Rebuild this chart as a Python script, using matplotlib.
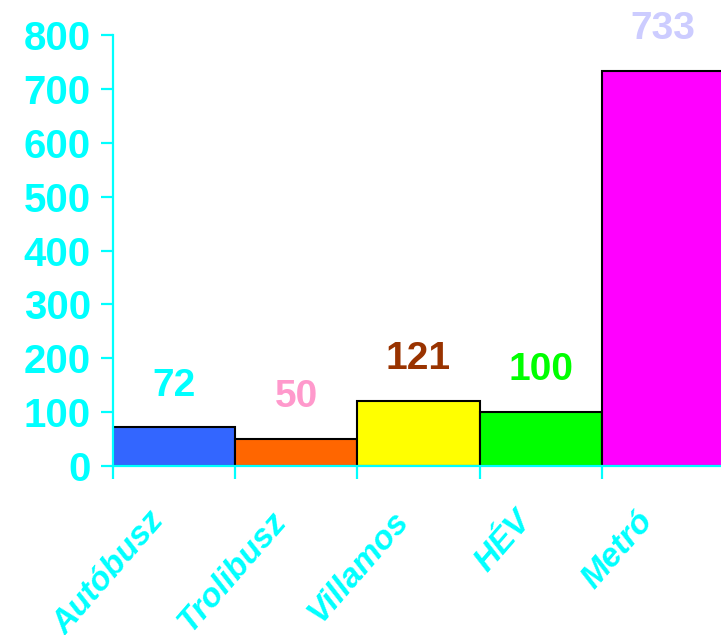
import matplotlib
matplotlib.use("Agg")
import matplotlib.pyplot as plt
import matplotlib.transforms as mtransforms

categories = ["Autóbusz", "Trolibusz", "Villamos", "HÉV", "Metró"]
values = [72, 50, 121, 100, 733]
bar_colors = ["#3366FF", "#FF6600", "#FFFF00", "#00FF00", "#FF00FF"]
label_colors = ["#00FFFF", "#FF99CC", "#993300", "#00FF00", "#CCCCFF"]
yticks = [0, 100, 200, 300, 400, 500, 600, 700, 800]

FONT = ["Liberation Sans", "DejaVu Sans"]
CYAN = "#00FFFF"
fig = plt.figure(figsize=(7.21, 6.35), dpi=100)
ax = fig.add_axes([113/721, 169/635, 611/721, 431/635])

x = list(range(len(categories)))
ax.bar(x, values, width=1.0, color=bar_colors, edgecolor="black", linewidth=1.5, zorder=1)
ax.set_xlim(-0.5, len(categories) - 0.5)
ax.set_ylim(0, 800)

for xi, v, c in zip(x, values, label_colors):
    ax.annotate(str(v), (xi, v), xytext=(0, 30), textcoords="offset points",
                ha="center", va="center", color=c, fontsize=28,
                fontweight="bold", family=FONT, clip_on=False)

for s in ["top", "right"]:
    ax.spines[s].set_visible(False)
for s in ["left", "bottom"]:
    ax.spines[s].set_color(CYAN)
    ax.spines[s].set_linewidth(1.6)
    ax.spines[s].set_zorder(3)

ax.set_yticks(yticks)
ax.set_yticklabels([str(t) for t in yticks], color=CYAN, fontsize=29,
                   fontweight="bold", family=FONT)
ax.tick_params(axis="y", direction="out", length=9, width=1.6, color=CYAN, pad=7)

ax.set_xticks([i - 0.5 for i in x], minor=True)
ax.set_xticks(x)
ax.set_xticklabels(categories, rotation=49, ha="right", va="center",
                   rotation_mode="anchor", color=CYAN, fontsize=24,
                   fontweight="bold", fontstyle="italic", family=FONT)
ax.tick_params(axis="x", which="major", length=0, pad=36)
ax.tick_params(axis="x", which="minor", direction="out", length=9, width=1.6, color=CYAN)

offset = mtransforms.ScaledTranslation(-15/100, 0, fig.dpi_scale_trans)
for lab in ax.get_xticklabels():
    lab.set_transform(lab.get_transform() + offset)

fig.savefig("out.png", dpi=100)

================================

REQUEST | Exactly restate the lines from the beginning of the data through the line with "import matplotlib.transforms as mtransforms", and no others, keeping pictures out.

TASK ANSWER |
Rebuild this chart as a Python script, using matplotlib.
import matplotlib
matplotlib.use("Agg")
import matplotlib.pyplot as plt
import matplotlib.transforms as mtransforms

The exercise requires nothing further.